L’artiste joue également avec la temporalité, et parfois la simultanéité. Habitué des bandes dessines, le lecteur comprend bien que chaque case suivante se déroule quelques instants ou quelques heures, ou jours, après la précédente. À l’exception du passage par la pupille au centre de la tache, succession qui correspond plus à un déplacement spatial ou mental, une succession très différente de celle où la tache tombe sur le papier. En planche onze, l’artiste met à profit un autre outil de la bande dessinée : alors que la dame au chapeau dort sur un canapé, la fillette pense à la vieille femme lui déposant un bisou sur le front, et dans un autre phylactère à son chien. L’autrice utilise alors deux bulles de pensée, mais en y plaçant un dessin plutôt que des mots pour rendre compte des souvenirs de la fillette.
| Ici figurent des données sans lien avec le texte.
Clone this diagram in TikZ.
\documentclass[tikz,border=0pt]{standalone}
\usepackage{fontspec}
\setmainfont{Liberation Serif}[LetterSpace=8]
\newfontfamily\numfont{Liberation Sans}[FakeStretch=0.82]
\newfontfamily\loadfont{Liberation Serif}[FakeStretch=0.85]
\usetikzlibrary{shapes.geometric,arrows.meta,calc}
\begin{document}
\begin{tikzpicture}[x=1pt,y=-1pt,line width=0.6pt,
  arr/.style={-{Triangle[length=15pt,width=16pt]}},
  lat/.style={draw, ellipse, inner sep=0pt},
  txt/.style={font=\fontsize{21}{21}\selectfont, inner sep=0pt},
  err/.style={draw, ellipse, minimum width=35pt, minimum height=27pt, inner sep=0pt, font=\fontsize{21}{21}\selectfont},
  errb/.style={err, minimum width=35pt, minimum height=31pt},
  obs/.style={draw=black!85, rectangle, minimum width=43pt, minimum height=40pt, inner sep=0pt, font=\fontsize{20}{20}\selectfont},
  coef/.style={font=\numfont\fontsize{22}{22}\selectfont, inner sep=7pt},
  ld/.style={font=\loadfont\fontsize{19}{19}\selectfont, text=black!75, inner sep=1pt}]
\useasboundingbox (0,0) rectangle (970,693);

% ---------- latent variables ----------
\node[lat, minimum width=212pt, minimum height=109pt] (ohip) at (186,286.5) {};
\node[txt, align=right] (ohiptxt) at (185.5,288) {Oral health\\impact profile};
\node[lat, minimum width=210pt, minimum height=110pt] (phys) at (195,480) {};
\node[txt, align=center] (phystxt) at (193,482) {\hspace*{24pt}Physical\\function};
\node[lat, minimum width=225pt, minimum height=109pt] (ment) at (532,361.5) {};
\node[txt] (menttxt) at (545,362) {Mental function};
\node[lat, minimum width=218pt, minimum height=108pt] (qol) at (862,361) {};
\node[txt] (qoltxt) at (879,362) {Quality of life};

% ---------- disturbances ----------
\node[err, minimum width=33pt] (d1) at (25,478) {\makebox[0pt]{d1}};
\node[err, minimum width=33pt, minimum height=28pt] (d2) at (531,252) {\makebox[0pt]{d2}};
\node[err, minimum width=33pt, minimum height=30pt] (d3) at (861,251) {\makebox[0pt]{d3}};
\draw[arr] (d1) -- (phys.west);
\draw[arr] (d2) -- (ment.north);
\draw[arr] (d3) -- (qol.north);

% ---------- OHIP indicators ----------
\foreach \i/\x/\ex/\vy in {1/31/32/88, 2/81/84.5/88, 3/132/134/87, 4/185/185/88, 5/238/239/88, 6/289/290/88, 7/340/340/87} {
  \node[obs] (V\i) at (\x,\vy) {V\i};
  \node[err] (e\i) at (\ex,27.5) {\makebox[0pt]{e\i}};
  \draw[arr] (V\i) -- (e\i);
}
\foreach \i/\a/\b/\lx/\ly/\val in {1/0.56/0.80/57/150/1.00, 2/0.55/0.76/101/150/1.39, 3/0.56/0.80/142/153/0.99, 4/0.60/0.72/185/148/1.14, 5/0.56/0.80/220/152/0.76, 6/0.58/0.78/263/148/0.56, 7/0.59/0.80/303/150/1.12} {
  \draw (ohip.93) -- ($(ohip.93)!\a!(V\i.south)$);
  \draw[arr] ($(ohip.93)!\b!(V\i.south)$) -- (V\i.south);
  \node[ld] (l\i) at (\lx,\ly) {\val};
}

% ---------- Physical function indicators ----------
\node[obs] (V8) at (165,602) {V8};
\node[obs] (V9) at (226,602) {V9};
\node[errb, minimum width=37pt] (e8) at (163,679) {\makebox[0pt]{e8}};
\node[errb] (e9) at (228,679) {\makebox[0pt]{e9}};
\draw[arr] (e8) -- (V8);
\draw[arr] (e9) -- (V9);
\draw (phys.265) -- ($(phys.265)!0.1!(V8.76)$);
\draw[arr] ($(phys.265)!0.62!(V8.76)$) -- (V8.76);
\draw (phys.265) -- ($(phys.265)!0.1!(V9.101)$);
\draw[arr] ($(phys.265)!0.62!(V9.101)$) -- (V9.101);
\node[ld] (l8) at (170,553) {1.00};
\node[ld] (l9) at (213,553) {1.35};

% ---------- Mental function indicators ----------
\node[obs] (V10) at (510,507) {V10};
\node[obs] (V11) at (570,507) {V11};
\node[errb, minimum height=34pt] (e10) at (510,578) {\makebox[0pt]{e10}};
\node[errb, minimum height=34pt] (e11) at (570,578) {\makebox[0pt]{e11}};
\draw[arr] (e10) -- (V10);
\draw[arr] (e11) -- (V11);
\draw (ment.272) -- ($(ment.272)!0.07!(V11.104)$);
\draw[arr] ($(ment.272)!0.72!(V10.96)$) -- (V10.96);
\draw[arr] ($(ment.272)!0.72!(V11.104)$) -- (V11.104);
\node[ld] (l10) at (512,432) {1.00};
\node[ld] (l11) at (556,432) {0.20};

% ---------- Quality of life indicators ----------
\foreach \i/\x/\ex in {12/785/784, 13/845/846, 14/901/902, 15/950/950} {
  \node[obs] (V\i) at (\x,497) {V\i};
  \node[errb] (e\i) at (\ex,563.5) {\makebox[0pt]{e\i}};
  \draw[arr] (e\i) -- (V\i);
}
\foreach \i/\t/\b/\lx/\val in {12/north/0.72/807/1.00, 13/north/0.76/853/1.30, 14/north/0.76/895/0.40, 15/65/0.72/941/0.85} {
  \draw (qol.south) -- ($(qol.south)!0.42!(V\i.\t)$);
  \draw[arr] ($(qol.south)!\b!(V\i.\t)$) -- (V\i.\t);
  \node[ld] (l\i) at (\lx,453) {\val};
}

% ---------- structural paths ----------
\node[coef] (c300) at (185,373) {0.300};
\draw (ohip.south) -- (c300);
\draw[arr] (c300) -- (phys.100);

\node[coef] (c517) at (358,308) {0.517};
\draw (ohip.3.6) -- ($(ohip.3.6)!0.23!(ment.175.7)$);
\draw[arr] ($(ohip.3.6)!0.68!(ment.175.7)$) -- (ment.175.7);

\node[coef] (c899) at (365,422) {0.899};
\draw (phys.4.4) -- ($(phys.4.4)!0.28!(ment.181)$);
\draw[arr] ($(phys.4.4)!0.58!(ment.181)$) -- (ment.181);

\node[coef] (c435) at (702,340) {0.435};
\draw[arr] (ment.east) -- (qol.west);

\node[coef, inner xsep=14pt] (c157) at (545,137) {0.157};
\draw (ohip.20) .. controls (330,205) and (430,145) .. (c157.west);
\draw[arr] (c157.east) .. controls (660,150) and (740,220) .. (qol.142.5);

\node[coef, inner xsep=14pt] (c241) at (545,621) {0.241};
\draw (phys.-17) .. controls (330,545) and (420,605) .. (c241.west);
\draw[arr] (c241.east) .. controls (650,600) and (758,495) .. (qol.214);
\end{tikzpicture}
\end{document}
En planche dix-sept, elle réalise une construction d’image où elle superpose une brutalité à une pensée de la fillette qui se projette dans son état après l’événement, tout en pensant à la réaction de son chien, une image sophistiquée représentant une action ainsi que la réaction d’un personnage sous la forme de ce qu’elle imagine. La planche suivante raconte et établit des liens de cause à effet tout aussi inattendus et mêlant réalité et imaginaire pour un processus mental complexe, avec une grande simplicité et une grande clarté.
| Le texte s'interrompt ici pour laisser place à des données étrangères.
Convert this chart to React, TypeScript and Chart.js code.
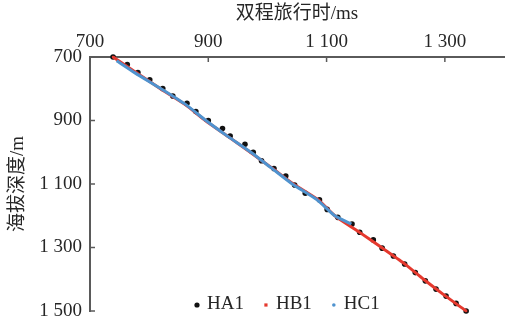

En vingt-cinq pages, l’histoire est courte, et elle se lit très vite en l’absence de phylactères. Conscient de ce fait, le lecteur prend son temps pour savourer les images, et pour s’assurer qu’il assimile bien les liens de cause à effet qui apparaissent dans les images, ou plutôt qu’il établit par lui-même, à partir des images. Ce n’est qu’une fois l’ouvrage refermé qu’il prend conscience que l’autrice a su induire en lui ces liens à partir de simples images, surmontant les différences culturelles qui existent entre lui et elle, les expériences de vie différentes. Dans la bande dessinée, l’autrice est face à sa page blanche, non pas en tant que symbole de son manque d’inspiration, mais comme matérialité d’un moment calme où elle ne peut pas empêcher ses préoccupations inconscientes de prendre le dessus sur sa pensée. Il s’agit vraisemblablement d’un traumatisme qui a laissé une marque profonde, et les pages suivantes en exposent la nature. Le titre indique l’enjeu du récit : la réparation, mais sans préciser qui accomplit cette réparation. Le lecteur découvre ce processus sous des atours fantastiques, tout en comprenant bien qu’il s’agit d’un cheminement psychologique. En refermant l’ouvrage, il découvre en quatrième de couverture, un mot de l’autrice : j’ai plongé mon cœur et mon âme dans ce livre qui est l’histoire la plus personnelle que je n’ai jamais racontée. Le lecteur repense alors à ce à quoi il vient d’assister et une douce chaleur l’envahit à la suite cette réparation, cette promesse de pouvoir aller de l’avant en ayant accepté ce que l’on est, en ayant fait preuve de compréhension et de compassion pour l’enfant qu’on a été.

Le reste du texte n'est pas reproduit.